Dia mengatakan, selama ini beberapa peraturan Menteri Energi dan Sumber Daya Mineral (ESDM) mengenai pengadaan, kesepakatan perjanjian jual beli listrik (Power Purchase Agreement/PPA) dan harga listrik dari EBT sudah banyak dikeluhkan investor. Sebab, peraturan-peraturan itu dianggap tidak memiliki daya tarik investasi.
Lebih lanjut, Surya mengatakan, sudah banyak kajian yang dilakukan untuk mendorong agar pemerintah melakukan perubahan dalam regulasi tersebut. Menurut dia, perpres tarif EBT ini harus segera diterbitkan untuk mendorong pemanfaatan energi terbarukan.

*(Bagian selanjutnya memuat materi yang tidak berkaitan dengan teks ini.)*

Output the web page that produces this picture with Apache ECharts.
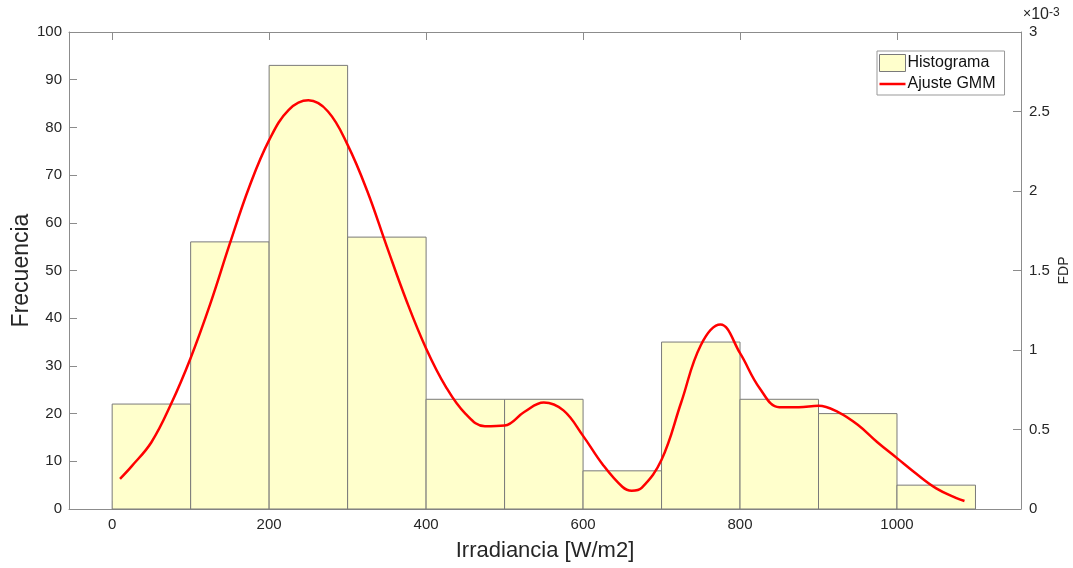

Target bauran energi 23% di tahun 2025 tercantum dalam Peraturan Pemerintah No.79 tahun 2014 tentang Kebijakan Energi Nasional. Pada Pasal 8 PP tersebut disebutkan sasaran penyediaan dan pemanfaatan energi primer dan energi final antara lain terpenuhinya kapasitas pembangkit listrik pada 2025 sekitar 115 gigawatt (GW) atau 115.000 megawatt (MW) dan 2050 sekitar 430 GW.
Sementara, berdasarkan Peraturan Presiden No.22 tahun 2017 tentang Rencana Umum Energi Nasional (RUEN), dengan target bauran energi baru terbarukan sebesar 23% pada 2025 dalam kebijakan energi nasional, maka kapasitas penyediaan pembangkit listrik EBT pada 2025 harus sekitar 45,2 GW dan 2050 sekitar 167,7 GW.

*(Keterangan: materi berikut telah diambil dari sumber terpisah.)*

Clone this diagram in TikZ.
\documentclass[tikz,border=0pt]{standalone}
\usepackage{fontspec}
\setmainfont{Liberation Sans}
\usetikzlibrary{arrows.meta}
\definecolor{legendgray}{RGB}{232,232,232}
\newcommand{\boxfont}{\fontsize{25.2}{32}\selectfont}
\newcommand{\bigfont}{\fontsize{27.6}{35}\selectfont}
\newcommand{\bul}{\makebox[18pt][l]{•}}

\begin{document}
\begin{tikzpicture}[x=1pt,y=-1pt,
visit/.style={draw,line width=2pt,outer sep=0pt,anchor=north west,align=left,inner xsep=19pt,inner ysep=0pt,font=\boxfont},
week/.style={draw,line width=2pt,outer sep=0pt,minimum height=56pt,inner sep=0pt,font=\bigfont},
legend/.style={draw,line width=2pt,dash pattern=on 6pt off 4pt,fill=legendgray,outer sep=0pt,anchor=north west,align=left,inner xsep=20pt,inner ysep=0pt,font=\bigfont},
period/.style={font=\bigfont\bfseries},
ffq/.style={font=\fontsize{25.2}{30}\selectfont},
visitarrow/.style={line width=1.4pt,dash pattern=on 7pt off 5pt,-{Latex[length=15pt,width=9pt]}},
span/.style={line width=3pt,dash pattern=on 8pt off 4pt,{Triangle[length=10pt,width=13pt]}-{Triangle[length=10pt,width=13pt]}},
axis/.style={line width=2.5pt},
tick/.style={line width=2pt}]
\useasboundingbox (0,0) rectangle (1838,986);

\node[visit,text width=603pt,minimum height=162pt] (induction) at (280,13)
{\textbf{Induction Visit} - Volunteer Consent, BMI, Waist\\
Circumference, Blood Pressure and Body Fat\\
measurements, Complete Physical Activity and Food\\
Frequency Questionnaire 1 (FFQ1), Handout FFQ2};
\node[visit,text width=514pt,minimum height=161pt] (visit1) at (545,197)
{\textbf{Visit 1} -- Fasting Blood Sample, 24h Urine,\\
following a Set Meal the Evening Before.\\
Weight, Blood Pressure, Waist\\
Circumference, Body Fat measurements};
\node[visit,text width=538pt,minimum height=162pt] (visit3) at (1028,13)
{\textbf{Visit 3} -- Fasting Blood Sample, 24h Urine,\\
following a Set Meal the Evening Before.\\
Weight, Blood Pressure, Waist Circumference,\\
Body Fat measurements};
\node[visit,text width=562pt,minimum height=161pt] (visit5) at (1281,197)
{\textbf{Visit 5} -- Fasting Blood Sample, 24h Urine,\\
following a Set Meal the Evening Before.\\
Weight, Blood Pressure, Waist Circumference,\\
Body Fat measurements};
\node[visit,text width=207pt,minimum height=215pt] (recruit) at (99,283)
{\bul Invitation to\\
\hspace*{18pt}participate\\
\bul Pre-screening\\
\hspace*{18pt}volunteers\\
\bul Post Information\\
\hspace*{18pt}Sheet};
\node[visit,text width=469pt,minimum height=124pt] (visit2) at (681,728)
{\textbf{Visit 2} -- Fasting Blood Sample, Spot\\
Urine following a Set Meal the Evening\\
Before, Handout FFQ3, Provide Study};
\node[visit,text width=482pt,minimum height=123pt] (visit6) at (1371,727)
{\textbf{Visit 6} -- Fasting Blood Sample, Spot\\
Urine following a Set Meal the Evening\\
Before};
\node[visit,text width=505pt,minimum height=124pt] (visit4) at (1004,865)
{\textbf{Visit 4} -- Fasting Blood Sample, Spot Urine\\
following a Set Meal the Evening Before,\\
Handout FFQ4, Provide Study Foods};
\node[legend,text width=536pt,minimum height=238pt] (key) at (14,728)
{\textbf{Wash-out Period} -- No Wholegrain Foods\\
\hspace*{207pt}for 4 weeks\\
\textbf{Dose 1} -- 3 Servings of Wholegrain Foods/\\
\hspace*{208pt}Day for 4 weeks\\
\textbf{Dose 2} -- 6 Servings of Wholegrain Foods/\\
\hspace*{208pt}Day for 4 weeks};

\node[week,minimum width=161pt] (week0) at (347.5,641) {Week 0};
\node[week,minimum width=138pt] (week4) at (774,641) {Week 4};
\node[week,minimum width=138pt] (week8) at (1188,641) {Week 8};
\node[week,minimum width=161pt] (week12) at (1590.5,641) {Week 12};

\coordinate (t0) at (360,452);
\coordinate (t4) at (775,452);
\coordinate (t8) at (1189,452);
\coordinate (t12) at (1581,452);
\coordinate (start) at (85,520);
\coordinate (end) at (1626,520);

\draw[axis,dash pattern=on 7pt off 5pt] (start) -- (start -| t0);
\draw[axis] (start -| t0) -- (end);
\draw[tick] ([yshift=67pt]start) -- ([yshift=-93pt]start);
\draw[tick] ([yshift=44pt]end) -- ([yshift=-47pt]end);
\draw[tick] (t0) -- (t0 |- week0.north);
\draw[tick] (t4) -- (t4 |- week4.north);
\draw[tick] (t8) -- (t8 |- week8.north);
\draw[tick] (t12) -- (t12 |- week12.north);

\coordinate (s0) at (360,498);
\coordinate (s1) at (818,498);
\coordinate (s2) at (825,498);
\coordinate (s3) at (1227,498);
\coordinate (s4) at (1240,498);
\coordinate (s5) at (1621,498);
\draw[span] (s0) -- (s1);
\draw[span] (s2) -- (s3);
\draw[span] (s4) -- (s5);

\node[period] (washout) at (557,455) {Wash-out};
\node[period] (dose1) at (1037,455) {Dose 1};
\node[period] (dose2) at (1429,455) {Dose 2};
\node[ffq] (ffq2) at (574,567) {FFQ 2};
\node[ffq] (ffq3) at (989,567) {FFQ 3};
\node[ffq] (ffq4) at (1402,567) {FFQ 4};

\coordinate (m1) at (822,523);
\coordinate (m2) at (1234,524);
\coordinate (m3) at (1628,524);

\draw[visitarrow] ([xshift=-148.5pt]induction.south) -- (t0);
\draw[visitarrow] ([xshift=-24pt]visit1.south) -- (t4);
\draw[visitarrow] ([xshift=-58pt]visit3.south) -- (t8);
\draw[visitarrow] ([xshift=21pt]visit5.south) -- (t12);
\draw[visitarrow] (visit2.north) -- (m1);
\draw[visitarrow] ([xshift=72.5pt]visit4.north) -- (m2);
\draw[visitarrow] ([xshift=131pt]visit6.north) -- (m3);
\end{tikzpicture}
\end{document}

Sayangnya, target tersebut hingga kini masih jauh dari kondisi realitas saat ini. Berdasarkan data Kementerian ESDM, total pembangkit listrik EBT hingga 2020 baru mencapai 10.467 MW, hanya bertambah 176 MW dari 2019 yang sebesar 10.291 MW.

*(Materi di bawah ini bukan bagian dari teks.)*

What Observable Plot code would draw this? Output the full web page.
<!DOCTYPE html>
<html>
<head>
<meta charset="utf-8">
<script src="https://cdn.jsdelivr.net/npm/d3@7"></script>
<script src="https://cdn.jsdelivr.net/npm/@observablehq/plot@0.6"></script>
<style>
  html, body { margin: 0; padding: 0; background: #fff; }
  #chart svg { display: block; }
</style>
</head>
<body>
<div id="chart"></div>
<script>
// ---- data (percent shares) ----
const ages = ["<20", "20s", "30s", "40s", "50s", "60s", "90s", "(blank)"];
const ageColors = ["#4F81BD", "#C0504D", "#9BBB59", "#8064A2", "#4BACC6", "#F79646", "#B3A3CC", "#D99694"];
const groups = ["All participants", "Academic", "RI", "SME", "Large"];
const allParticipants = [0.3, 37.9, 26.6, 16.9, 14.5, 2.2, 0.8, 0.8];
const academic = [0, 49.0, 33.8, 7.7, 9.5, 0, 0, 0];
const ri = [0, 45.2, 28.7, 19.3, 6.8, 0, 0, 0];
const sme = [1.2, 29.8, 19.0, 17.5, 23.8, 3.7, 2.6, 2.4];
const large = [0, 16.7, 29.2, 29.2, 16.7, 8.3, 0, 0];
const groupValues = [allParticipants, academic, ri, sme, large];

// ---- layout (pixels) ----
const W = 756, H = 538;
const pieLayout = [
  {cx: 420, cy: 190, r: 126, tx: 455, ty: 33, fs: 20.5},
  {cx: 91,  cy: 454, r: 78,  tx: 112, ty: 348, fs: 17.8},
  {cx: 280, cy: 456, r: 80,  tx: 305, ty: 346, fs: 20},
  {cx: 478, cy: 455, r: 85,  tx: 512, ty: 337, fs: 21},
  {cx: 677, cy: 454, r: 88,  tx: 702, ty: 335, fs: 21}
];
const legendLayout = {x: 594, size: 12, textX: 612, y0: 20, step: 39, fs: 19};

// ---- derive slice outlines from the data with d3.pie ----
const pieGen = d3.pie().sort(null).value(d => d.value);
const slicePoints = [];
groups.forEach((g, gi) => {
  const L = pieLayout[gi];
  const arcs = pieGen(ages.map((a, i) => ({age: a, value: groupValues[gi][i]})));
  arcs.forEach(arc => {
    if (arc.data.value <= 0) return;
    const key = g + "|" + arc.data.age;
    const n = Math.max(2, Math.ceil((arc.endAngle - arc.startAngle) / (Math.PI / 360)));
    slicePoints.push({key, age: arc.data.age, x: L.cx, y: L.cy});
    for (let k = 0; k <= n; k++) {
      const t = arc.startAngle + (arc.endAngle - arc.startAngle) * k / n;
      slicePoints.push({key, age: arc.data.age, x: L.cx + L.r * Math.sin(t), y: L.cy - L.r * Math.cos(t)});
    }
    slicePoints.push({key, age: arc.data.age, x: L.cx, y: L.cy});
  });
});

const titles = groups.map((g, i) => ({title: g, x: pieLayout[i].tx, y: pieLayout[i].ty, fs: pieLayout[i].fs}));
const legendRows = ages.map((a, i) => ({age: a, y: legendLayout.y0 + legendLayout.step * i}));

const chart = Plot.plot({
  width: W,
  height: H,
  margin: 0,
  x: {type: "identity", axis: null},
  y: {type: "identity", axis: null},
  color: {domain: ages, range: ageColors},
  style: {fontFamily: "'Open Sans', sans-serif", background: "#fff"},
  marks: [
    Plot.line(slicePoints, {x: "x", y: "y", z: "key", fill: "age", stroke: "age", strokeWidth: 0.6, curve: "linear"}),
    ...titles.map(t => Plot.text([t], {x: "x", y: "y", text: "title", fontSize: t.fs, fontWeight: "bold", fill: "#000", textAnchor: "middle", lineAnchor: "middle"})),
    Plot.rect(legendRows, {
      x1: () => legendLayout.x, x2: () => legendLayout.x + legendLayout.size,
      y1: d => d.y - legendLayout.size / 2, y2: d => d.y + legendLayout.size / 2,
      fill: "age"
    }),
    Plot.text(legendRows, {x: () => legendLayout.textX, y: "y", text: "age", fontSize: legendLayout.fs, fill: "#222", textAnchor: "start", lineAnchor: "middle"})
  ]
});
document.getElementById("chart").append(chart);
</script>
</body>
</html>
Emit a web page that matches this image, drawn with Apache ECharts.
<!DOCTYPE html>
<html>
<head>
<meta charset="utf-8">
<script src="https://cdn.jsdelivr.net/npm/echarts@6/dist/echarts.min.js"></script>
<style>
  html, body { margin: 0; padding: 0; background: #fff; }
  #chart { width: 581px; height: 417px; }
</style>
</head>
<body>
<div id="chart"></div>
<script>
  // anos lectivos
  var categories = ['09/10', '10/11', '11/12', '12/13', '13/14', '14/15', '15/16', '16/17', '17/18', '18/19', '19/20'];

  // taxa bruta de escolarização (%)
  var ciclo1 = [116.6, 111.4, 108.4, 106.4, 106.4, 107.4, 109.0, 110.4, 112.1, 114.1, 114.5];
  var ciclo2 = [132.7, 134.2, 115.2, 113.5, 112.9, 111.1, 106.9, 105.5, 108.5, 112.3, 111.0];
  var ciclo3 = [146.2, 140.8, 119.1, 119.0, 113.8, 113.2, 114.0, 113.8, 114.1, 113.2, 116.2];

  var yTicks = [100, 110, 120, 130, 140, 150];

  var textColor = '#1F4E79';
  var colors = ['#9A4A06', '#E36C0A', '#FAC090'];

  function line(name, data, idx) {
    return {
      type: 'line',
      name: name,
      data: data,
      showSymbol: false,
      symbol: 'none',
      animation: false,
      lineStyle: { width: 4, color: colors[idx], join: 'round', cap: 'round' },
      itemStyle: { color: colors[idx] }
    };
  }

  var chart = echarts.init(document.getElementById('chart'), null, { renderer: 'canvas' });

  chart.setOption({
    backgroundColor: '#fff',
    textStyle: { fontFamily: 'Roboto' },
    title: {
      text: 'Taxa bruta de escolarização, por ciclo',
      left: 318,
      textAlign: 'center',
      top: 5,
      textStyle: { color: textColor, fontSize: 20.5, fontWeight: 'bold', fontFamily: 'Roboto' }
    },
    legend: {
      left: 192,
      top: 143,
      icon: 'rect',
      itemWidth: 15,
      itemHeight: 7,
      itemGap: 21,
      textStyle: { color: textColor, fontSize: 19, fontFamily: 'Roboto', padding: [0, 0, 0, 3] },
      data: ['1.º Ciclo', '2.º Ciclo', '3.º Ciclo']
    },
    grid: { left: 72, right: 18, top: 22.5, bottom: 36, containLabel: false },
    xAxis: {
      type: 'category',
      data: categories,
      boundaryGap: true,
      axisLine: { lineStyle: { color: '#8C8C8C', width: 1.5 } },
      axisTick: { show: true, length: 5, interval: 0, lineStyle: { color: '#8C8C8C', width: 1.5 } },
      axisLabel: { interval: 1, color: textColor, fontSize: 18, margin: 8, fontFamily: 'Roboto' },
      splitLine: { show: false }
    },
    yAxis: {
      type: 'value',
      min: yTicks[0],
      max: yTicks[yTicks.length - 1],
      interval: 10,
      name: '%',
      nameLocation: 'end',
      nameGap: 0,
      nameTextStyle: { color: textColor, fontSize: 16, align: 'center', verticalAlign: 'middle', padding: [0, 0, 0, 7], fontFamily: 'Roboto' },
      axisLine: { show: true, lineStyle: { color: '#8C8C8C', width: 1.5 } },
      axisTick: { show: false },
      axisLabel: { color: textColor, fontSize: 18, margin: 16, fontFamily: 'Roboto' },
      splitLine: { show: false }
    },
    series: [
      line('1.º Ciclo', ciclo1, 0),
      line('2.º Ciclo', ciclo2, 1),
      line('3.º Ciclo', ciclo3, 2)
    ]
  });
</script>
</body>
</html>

Pada 2021, pembangkit listrik EBT pun ditargetkan naik menjadi 12.009 MW. Meski ditargetkan ada peningkatan 1.542 MW pada tahun ini, namun ini masih jauh dari target RUEN yang mencapai 45,2 GW pada 2025.
Atau kalaupun mengacu pada kebijakan energi nasional, 23% dari target total pembangkit listrik 115 GW pada 2025. Itu artinya pembangkit EBT harus mencapai 26.450 MW, tetap lebih dari dua kali dari kapasitas terpasang saat ini. Artinya, dibutuhkan tambahan kapasitas pembangkit listrik EBT sekitar 16 ribu MW hingga 2025 mendatang.
Padahal, berdasarkan data Kementerian ESDM, total potensi energi baru terbarukan di dalam negeri mencapai 417,8 GW, terdiri dari potensi laut 17,9 GW, panas bumi 23,9 GW, bioenergi 32,6 GW, bayu 60,6 GW, hidro 75 GW, dan surya 207,8 GW.